* WHAT TO PRODUCE
Below are some records: retype them all exactly, but not the pictures.
########
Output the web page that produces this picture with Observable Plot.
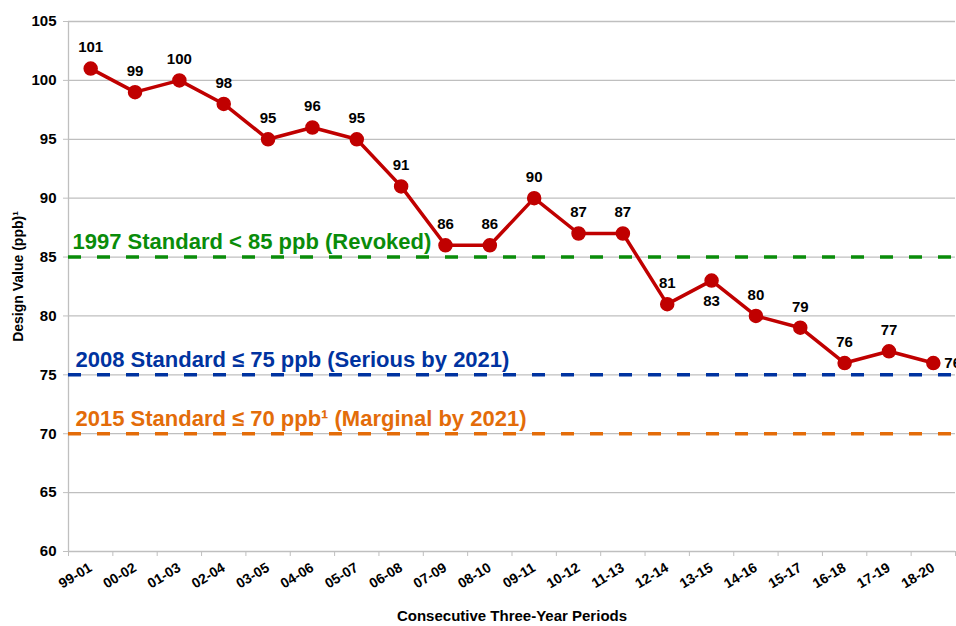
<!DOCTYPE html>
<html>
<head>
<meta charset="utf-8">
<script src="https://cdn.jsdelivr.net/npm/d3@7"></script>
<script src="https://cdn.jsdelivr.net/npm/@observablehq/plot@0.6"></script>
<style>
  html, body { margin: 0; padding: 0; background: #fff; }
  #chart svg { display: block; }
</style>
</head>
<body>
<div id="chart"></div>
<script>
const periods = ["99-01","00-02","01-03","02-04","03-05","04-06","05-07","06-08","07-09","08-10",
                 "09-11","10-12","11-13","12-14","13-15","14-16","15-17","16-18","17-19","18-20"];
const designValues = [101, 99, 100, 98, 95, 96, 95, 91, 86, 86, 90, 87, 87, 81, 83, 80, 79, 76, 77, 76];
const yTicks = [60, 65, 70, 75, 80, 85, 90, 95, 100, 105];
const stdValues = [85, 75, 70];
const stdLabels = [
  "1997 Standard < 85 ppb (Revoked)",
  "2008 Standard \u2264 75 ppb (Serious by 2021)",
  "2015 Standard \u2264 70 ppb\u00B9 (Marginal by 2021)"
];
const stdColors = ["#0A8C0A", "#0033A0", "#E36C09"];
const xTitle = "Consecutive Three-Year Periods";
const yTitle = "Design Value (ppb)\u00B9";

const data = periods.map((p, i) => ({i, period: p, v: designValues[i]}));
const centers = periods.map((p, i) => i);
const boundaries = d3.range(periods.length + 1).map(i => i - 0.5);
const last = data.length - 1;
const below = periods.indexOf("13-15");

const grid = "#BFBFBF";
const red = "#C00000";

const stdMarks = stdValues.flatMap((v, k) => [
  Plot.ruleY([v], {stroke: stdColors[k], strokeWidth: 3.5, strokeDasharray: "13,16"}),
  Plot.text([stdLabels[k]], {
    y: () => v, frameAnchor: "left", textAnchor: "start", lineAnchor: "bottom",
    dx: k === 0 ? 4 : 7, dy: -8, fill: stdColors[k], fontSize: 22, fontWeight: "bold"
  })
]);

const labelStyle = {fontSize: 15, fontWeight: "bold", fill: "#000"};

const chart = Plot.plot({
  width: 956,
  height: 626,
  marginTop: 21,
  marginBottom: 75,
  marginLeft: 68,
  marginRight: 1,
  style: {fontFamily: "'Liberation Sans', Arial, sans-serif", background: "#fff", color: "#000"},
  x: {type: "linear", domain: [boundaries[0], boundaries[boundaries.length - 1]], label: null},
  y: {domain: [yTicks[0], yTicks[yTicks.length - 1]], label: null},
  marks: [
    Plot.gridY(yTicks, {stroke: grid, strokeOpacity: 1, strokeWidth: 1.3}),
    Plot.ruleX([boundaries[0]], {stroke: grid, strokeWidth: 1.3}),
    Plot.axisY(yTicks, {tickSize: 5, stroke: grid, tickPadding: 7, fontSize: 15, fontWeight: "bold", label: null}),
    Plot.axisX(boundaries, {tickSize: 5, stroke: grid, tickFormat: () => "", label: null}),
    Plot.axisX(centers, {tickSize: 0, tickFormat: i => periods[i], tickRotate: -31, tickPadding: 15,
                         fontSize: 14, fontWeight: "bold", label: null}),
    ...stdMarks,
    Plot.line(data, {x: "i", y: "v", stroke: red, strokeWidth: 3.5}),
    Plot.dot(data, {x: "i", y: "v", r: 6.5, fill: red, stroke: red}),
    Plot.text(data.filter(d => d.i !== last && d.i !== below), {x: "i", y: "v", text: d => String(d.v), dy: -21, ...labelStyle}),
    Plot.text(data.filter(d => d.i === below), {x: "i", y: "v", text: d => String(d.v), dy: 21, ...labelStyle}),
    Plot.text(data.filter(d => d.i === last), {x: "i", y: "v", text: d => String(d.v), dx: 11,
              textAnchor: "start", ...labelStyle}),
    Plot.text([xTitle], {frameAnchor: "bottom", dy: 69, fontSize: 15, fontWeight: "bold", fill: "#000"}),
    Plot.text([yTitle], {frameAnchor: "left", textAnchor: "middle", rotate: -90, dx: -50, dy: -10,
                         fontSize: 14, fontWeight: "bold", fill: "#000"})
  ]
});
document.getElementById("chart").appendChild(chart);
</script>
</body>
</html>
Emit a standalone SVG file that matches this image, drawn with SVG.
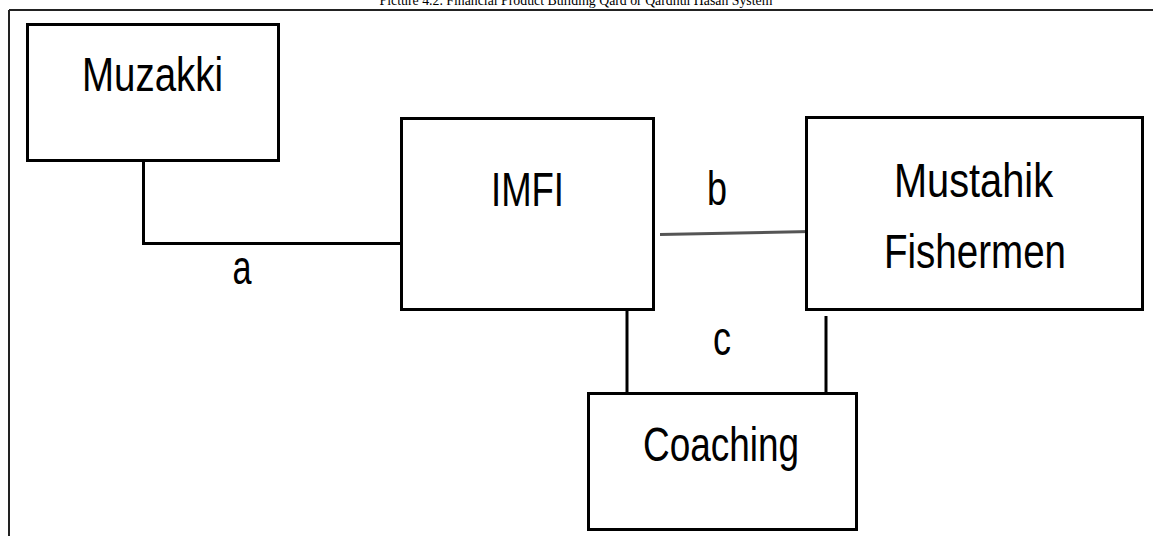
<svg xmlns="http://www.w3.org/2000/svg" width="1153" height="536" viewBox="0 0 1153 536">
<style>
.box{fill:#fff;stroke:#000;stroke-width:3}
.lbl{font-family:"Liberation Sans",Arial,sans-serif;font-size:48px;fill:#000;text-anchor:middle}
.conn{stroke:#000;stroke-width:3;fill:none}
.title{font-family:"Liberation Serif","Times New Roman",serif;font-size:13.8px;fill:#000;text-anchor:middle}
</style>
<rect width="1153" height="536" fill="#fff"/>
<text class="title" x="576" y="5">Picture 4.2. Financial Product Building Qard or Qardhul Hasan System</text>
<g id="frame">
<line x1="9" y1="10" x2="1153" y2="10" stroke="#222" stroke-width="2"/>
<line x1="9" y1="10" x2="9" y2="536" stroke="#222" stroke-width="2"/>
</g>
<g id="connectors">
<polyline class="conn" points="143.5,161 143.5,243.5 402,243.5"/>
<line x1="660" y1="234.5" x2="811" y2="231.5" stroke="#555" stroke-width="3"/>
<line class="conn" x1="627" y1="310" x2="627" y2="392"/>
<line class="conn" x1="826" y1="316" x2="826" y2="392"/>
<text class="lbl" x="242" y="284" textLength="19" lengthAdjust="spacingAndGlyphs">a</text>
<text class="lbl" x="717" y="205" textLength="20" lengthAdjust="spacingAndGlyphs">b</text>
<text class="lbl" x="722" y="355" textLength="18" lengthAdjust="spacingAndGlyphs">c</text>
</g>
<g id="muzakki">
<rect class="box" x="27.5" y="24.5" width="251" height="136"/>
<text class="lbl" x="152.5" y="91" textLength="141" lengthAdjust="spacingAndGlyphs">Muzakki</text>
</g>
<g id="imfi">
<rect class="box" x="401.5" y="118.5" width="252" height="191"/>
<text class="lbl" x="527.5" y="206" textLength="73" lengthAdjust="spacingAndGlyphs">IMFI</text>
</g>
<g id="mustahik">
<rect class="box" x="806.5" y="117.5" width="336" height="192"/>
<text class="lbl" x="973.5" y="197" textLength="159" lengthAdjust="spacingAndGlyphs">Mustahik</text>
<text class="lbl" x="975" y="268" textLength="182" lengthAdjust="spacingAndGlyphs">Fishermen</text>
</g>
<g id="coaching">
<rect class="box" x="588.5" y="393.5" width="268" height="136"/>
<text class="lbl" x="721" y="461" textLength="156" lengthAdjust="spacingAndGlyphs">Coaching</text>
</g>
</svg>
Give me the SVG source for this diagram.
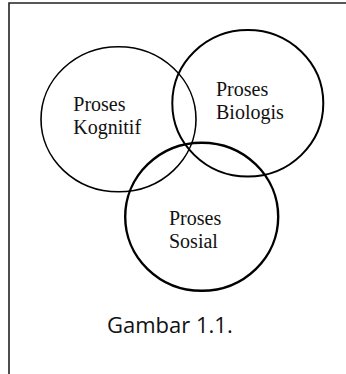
########
* ANSWER FOR THE TASK
Output the web page that produces this picture with Observable Plot.
<!DOCTYPE html>
<html>
<head>
<meta charset="utf-8">
<script src="https://cdn.jsdelivr.net/npm/d3@7"></script>
<script src="https://cdn.jsdelivr.net/npm/@observablehq/plot@0.6"></script>
<style>
  html, body { margin: 0; padding: 0; background: #fff; }
  #chart svg { display: block; }
</style>
</head>
<body>
<div id="chart"></div>
<script>
const periods = ["99-01","00-02","01-03","02-04","03-05","04-06","05-07","06-08","07-09","08-10",
                 "09-11","10-12","11-13","12-14","13-15","14-16","15-17","16-18","17-19","18-20"];
const designValues = [101, 99, 100, 98, 95, 96, 95, 91, 86, 86, 90, 87, 87, 81, 83, 80, 79, 76, 77, 76];
const yTicks = [60, 65, 70, 75, 80, 85, 90, 95, 100, 105];
const stdValues = [85, 75, 70];
const stdLabels = [
  "1997 Standard < 85 ppb (Revoked)",
  "2008 Standard \u2264 75 ppb (Serious by 2021)",
  "2015 Standard \u2264 70 ppb\u00B9 (Marginal by 2021)"
];
const stdColors = ["#0A8C0A", "#0033A0", "#E36C09"];
const xTitle = "Consecutive Three-Year Periods";
const yTitle = "Design Value (ppb)\u00B9";

const data = periods.map((p, i) => ({i, period: p, v: designValues[i]}));
const centers = periods.map((p, i) => i);
const boundaries = d3.range(periods.length + 1).map(i => i - 0.5);
const last = data.length - 1;
const below = periods.indexOf("13-15");

const grid = "#BFBFBF";
const red = "#C00000";

const stdMarks = stdValues.flatMap((v, k) => [
  Plot.ruleY([v], {stroke: stdColors[k], strokeWidth: 3.5, strokeDasharray: "13,16"}),
  Plot.text([stdLabels[k]], {
    y: () => v, frameAnchor: "left", textAnchor: "start", lineAnchor: "bottom",
    dx: k === 0 ? 4 : 7, dy: -8, fill: stdColors[k], fontSize: 22, fontWeight: "bold"
  })
]);

const labelStyle = {fontSize: 15, fontWeight: "bold", fill: "#000"};

const chart = Plot.plot({
  width: 956,
  height: 626,
  marginTop: 21,
  marginBottom: 75,
  marginLeft: 68,
  marginRight: 1,
  style: {fontFamily: "'Liberation Sans', Arial, sans-serif", background: "#fff", color: "#000"},
  x: {type: "linear", domain: [boundaries[0], boundaries[boundaries.length - 1]], label: null},
  y: {domain: [yTicks[0], yTicks[yTicks.length - 1]], label: null},
  marks: [
    Plot.gridY(yTicks, {stroke: grid, strokeOpacity: 1, strokeWidth: 1.3}),
    Plot.ruleX([boundaries[0]], {stroke: grid, strokeWidth: 1.3}),
    Plot.axisY(yTicks, {tickSize: 5, stroke: grid, tickPadding: 7, fontSize: 15, fontWeight: "bold", label: null}),
    Plot.axisX(boundaries, {tickSize: 5, stroke: grid, tickFormat: () => "", label: null}),
    Plot.axisX(centers, {tickSize: 0, tickFormat: i => periods[i], tickRotate: -31, tickPadding: 15,
                         fontSize: 14, fontWeight: "bold", label: null}),
    ...stdMarks,
    Plot.line(data, {x: "i", y: "v", stroke: red, strokeWidth: 3.5}),
    Plot.dot(data, {x: "i", y: "v", r: 6.5, fill: red, stroke: red}),
    Plot.text(data.filter(d => d.i !== last && d.i !== below), {x: "i", y: "v", text: d => String(d.v), dy: -21, ...labelStyle}),
    Plot.text(data.filter(d => d.i === below), {x: "i", y: "v", text: d => String(d.v), dy: 21, ...labelStyle}),
    Plot.text(data.filter(d => d.i === last), {x: "i", y: "v", text: d => String(d.v), dx: 11,
              textAnchor: "start", ...labelStyle}),
    Plot.text([xTitle], {frameAnchor: "bottom", dy: 69, fontSize: 15, fontWeight: "bold", fill: "#000"}),
    Plot.text([yTitle], {frameAnchor: "left", textAnchor: "middle", rotate: -90, dx: -50, dy: -10,
                         fontSize: 14, fontWeight: "bold", fill: "#000"})
  ]
});
document.getElementById("chart").appendChild(chart);
</script>
</body>
</html>
Emit a standalone SVG file that matches this image, drawn with SVG.
<svg xmlns="http://www.w3.org/2000/svg" width="1153" height="536" viewBox="0 0 1153 536">
<style>
.box{fill:#fff;stroke:#000;stroke-width:3}
.lbl{font-family:"Liberation Sans",Arial,sans-serif;font-size:48px;fill:#000;text-anchor:middle}
.conn{stroke:#000;stroke-width:3;fill:none}
.title{font-family:"Liberation Serif","Times New Roman",serif;font-size:13.8px;fill:#000;text-anchor:middle}
</style>
<rect width="1153" height="536" fill="#fff"/>
<text class="title" x="576" y="5">Picture 4.2. Financial Product Building Qard or Qardhul Hasan System</text>
<g id="frame">
<line x1="9" y1="10" x2="1153" y2="10" stroke="#222" stroke-width="2"/>
<line x1="9" y1="10" x2="9" y2="536" stroke="#222" stroke-width="2"/>
</g>
<g id="connectors">
<polyline class="conn" points="143.5,161 143.5,243.5 402,243.5"/>
<line x1="660" y1="234.5" x2="811" y2="231.5" stroke="#555" stroke-width="3"/>
<line class="conn" x1="627" y1="310" x2="627" y2="392"/>
<line class="conn" x1="826" y1="316" x2="826" y2="392"/>
<text class="lbl" x="242" y="284" textLength="19" lengthAdjust="spacingAndGlyphs">a</text>
<text class="lbl" x="717" y="205" textLength="20" lengthAdjust="spacingAndGlyphs">b</text>
<text class="lbl" x="722" y="355" textLength="18" lengthAdjust="spacingAndGlyphs">c</text>
</g>
<g id="muzakki">
<rect class="box" x="27.5" y="24.5" width="251" height="136"/>
<text class="lbl" x="152.5" y="91" textLength="141" lengthAdjust="spacingAndGlyphs">Muzakki</text>
</g>
<g id="imfi">
<rect class="box" x="401.5" y="118.5" width="252" height="191"/>
<text class="lbl" x="527.5" y="206" textLength="73" lengthAdjust="spacingAndGlyphs">IMFI</text>
</g>
<g id="mustahik">
<rect class="box" x="806.5" y="117.5" width="336" height="192"/>
<text class="lbl" x="973.5" y="197" textLength="159" lengthAdjust="spacingAndGlyphs">Mustahik</text>
<text class="lbl" x="975" y="268" textLength="182" lengthAdjust="spacingAndGlyphs">Fishermen</text>
</g>
<g id="coaching">
<rect class="box" x="588.5" y="393.5" width="268" height="136"/>
<text class="lbl" x="721" y="461" textLength="156" lengthAdjust="spacingAndGlyphs">Coaching</text>
</g>
</svg>
Give me the SVG source for this diagram.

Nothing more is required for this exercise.